Fears that Minnesota Mining & Manufacturing Co. could be the next corporate giant taken hostage by burgeoning asbestos liabilities dragged the company's shares down more than five percent Wednesday.

A startling number of large U.S. companies, from chemicals giant Dow Chemical Co. to oilfield services company Halliburton Co., have watched their share prices plunge as investors worry the number and magnitude of asbestos claims against them could destroy their profits.

3M's shares were the next to feel the heat Wednesday, sinking $6.00, or 5.5 percent, to $103.50 on the New York Stock Exchange and saddling the entire Dow Jones industrial average.

"Anybody with any hint of asbestos exposure is getting taken down. It's a witch hunt," said ABN AMRO analyst David Begleiter.

Still, it's natural for investors be wary of companies with asbestos exposure, Begleiter said, because mounting fears of asbestos liabilities have pummeled shares of other companies facing asbestos claims.

In its form 10-Q filed with the Securities and Exchange Commission Nov. 13 last year, 3M said a jury in Holmes County, Mississippi, ruled that it pay $22.5 million to four plaintiffs.

The plaintiffs alleged that 3M's respirators and masks failed to protect them from contracting asbestos-related diseases.

The company said it was a defendant in roughly 20,000 lawsuits in various courts as of the end of last September. Those cases purport to represent about 85,000 individual claimants.

A spokeswoman for 3M had no immediate comment.

Prudential Securities analyst Nicholas Heymann said most of 3M's asbestos-related cases to date have been settled for much smaller sums of money than the Mississippi laborers were awarded.

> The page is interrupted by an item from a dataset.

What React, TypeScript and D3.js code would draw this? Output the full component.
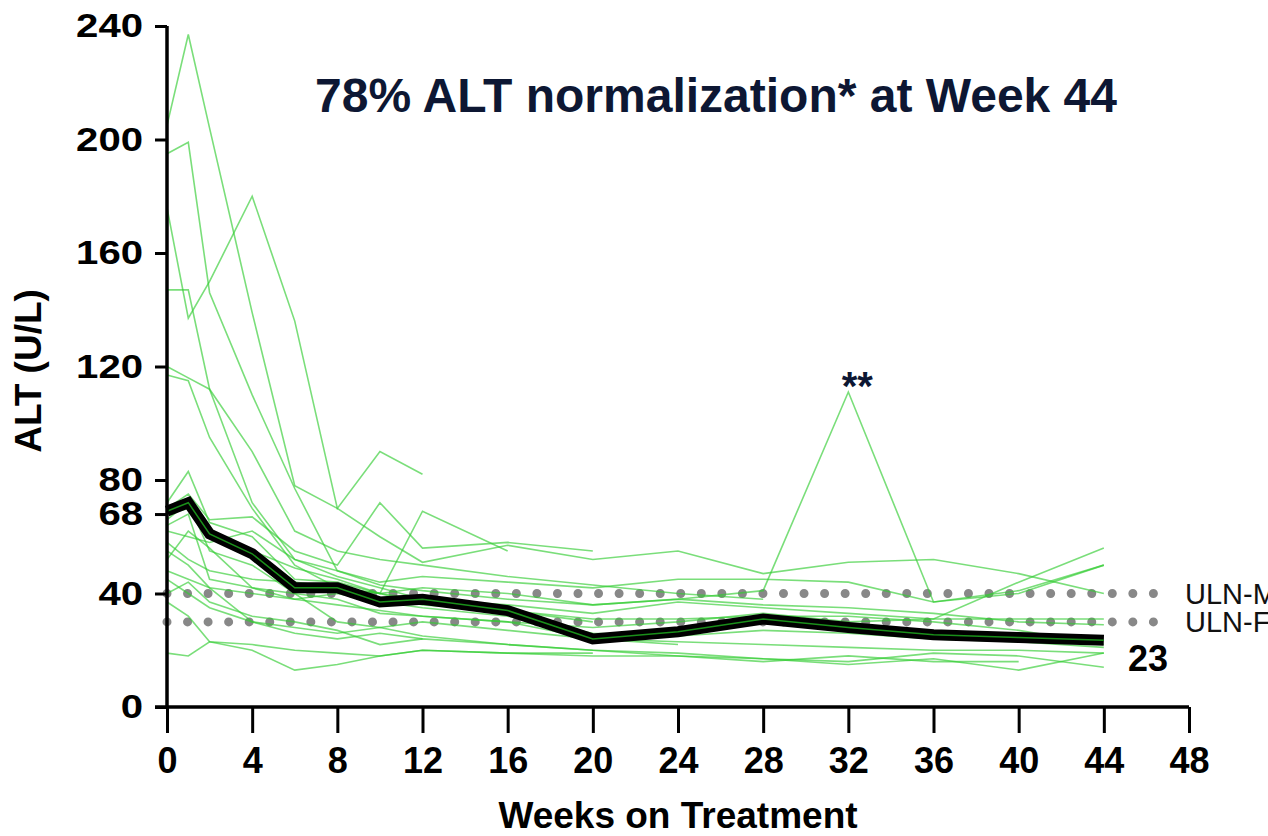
import { useRef, useEffect } from "react";
import * as d3 from "d3";

// visit weeks
const weeks = [0, 1, 2, 4, 6, 8, 10, 12, 16, 20, 24, 28, 32, 36, 40, 44];

// individual patient ALT (U/L), null = no visit
const patients: (number | null)[][] = [
  [205, 237, 204, 139, 78, 70, 60, 51, 57, 52, 55, 47, 51, 52, 47, 40],
  [195, 199, 146, 110, 77, 48, 43, 41, 38, 36, 38, 41, 111, 37, 40, 50],
  [176, 137, 150, 180, 136, 70, 90, 82, null, null, null, null, null, null, null, null],
  [147, 147, 112, 72, 52, 46, 42, 38, 34, 30, null, null, null, null, null, null],
  [120, 116, 112, 90, 62, 55, 52, 50, 46, 43, 40, 38, null, null, null, null],
  [117, 115, 95, 70, 50, 42, 40, 38, 36, 33, 37, 35, 33, 31, 44, 56],
  [72, 83, 65, 60, 45, 44, 40, 69, 55, null, null, null, null, null, null, null],
  [70, 75, 66, 67, 55, 50, 72, 56, 58, 55, null, null, null, null, null, null],
  [68, 70, 62, 55, 49, 45, 40, 42, 40, 36, 38, 36, 35, 33, 30, 29],
  [66, 72, 55, 50, 40, 38, 33, 32, 30, 28, 30, 33, 30, 31, 31, 31],
  [62, 60, 58, 62, 52, 48, 44, 46, 44, 42, 45, 45, 44, 37, 41, 50],
  [58, 52, 48, 45, 44, 42, 40, 36, 34, 31, 31, 32, 32, 30, 27, 22],
  [52, 62, 56, 42, 38, 40, 37, 35, 32, 26, 25, 27, 26, 24, 23, 21],
  [48, 45, 42, 40, 38, 36, 34, 32, 30, 24, 23, 22, 21, 20, 20, 19],
  [45, 40, 35, 30, 28, 26, 28, 30, 27, 24, 22, null, null, null, null, null],
  [40, 44, 37, 32, 30, 27, 22, 24, 22, 20, 19, 17, 16, 19, 18, 14],
  [37, 32, 23, 22, 20, 19, 18, 20, 19, 18, 18, 17, 15, 17, 13, 19],
  [19, 18, 23, 20, 13, 15, 18, 20, 19, 19, null, null, null, null, null, null],
  [64, 68, 45, 42, 40, 30, 28, 25, 22, 20, 18, 16, 18, 16, 16, null],
  [55, 50, 42, 30, 26, 24, 26, 24, null, null, null, null, null, null, null, null],
];

// mean ALT
const meanAlt = [69, 72, 61, 54, 42, 42, 37, 38, 34, 24, 26.5, 31, 28, 25.5, 24.5, 23.5];

const yTicks = [0, 40, 68, 80, 120, 160, 200, 240];
const xTicks = [0, 4, 8, 12, 16, 20, 24, 28, 32, 36, 40, 44, 48];

const ulnLines = [
  { label: "ULN-M", value: 40 },
  { label: "ULN-F", value: 30 },
];

const App = () => {
  const svgRef = useRef<SVGSVGElement>(null);

  useEffect(() => {
    const svg = d3.select(svgRef.current);
    svg.selectAll("*").remove();

    const font = "'Liberation Sans', Arial, sans-serif";
    const x = d3.scaleLinear().domain([0, 48]).range([167, 1189]);
    const y = d3.scaleLinear().domain([0, 240]).range([707, 26]);

    // dotted ULN reference lines
    ulnLines.forEach((u) => {
      svg
        .append("line")
        .attr("x1", x(0))
        .attr("x2", 1172)
        .attr("y1", y(u.value))
        .attr("y2", y(u.value))
        .attr("stroke", "#888")
        .attr("stroke-width", 9)
        .attr("stroke-linecap", "round")
        .attr("stroke-dasharray", "0 20.55");
      svg
        .append("text")
        .attr("x", 1185)
        .attr("y", y(u.value))
        .attr("dy", "0.36em")
        .attr("font-family", font)
        .attr("font-size", 29)
        .attr("fill", "#111")
        .text(u.label);
    });

    const line = d3
      .line<number | null>()
      .defined((d) => d != null)
      .x((_, i) => x(weeks[i]))
      .y((d) => y(d as number));

    // patient lines
    svg
      .append("g")
      .selectAll("path")
      .data(patients)
      .join("path")
      .attr("d", line)
      .attr("fill", "none")
      .attr("stroke", "#33cc33")
      .attr("stroke-opacity", 0.65)
      .attr("stroke-width", 1.6);

    // mean line
    svg
      .append("path")
      .datum(meanAlt)
      .attr("d", line)
      .attr("fill", "none")
      .attr("stroke", "#000")
      .attr("stroke-width", 11);
    svg
      .append("path")
      .datum(meanAlt)
      .attr("d", line)
      .attr("fill", "none")
      .attr("stroke", "#1a8f1a")
      .attr("stroke-width", 1.5);

    // axes
    const yAxis = svg
      .append("g")
      .attr("transform", `translate(${x(0)},0)`)
      .call(d3.axisLeft(y).tickValues(yTicks).tickSize(12).tickPadding(0).tickFormat(d3.format("d")));
    const xAxis = svg
      .append("g")
      .attr("transform", `translate(0,${y(0)})`)
      .call(d3.axisBottom(x).tickValues(xTicks).tickSize(26).tickPadding(14).tickFormat(d3.format("d")));

    [yAxis, xAxis].forEach((g) => {
      g.select(".domain").remove();
      g.selectAll(".tick line").attr("stroke", "#000").attr("stroke-width", 3);
      g.selectAll(".tick text")
        .attr("font-family", font)
        .attr("font-weight", "bold")
        .attr("fill", "#000");
    });
    xAxis.selectAll(".tick text").attr("font-size", 36);
    // y labels in the reference are a bit wider than plain bold
    yAxis.selectAll(".tick text")
      .attr("font-size", 34)
      .attr("x", 0)
      .attr("transform", "translate(-24,0) scale(1.18,1)");

    svg.append("line").attr("x1", x(0)).attr("x2", x(0)).attr("y1", y(240)).attr("y2", y(0))
      .attr("stroke", "#000").attr("stroke-width", 3.5);
    svg.append("line").attr("x1", 155).attr("x2", x(48)).attr("y1", y(0)).attr("y2", y(0))
      .attr("stroke", "#000").attr("stroke-width", 3.5);

    // axis titles
    svg.append("text")
      .attr("x", 678)
      .attr("y", 828)
      .attr("text-anchor", "middle")
      .attr("font-family", font)
      .attr("font-weight", "bold")
      .attr("font-size", 37)
      .text("Weeks on Treatment");
    svg.append("text")
      .attr("transform", "translate(41,371) rotate(-90)")
      .attr("text-anchor", "middle")
      .attr("font-family", font)
      .attr("font-weight", "bold")
      .attr("font-size", 37)
      .text("ALT (U/L)");

    // title and annotations
    svg.append("text")
      .attr("x", 716)
      .attr("y", 112)
      .attr("text-anchor", "middle")
      .attr("font-family", font)
      .attr("font-weight", "bold")
      .attr("font-size", 48)
      .attr("fill", "#0d1733")
      .text("78% ALT normalization* at Week 44");
    svg.append("text")
      .attr("x", x(32) + 9)
      .attr("y", y(111) + 8)
      .attr("text-anchor", "middle")
      .attr("font-family", font)
      .attr("font-weight", "bold")
      .attr("font-size", 40)
      .attr("fill", "#0d1733")
      .text("**");
    svg.append("text")
      .attr("x", 1148)
      .attr("y", y(23) + 29)
      .attr("text-anchor", "middle")
      .attr("font-family", font)
      .attr("font-weight", "bold")
      .attr("font-size", 36)
      .attr("fill", "#000")
      .text("23");
  }, []);

  return (
    <svg
      ref={svgRef}
      width={1268}
      height={836}
      style={{ position: "absolute", left: 0, top: 0, background: "#fff" }}
    ></svg>
  );
};

export default App;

"What happens is that they settle each one out of court on a case-by-case basis for $1,500 or $1,800," he said. 3M said in the filing that its current average settlement value is less than $1,000.

The Mississippi case was also the first asbestos-related case 3M lost -- juries ruled in favor of the company in the two previous cases that went to court.

Still, investors on Wednesday began to fear that the remaining 85,000 claimants in lawsuits against 3M could receive larger payouts, analysts said.

While 3M said it believes the lawsuits will not have an adverse impact on its financial position, it also admitted in the filing "there can be no certainty that the company may not ultimately incur charges for litigation in excess of presently recorded liabilities."

3M said it will challenge and possibly appeal the Mississippi verdict. It also said it has substantial product liability insurance to protect it from asbestos claims.

Nine U.S. companies have filed for Chapter 11 bankruptcy protection since January 2000 as a result of the financial burden of asbestos claims.

Many of those companies -- along with Dow, Halliburton, Viacom, and Georgia-Pacific, which are currently fighting claims -- have said their reserves and insurance would be enough to cover any potential asbestos-related liability.

As of the end of September, 3M said it had asbestos liabilities of $122 million, while expected receivables from insurance totaled $184 million.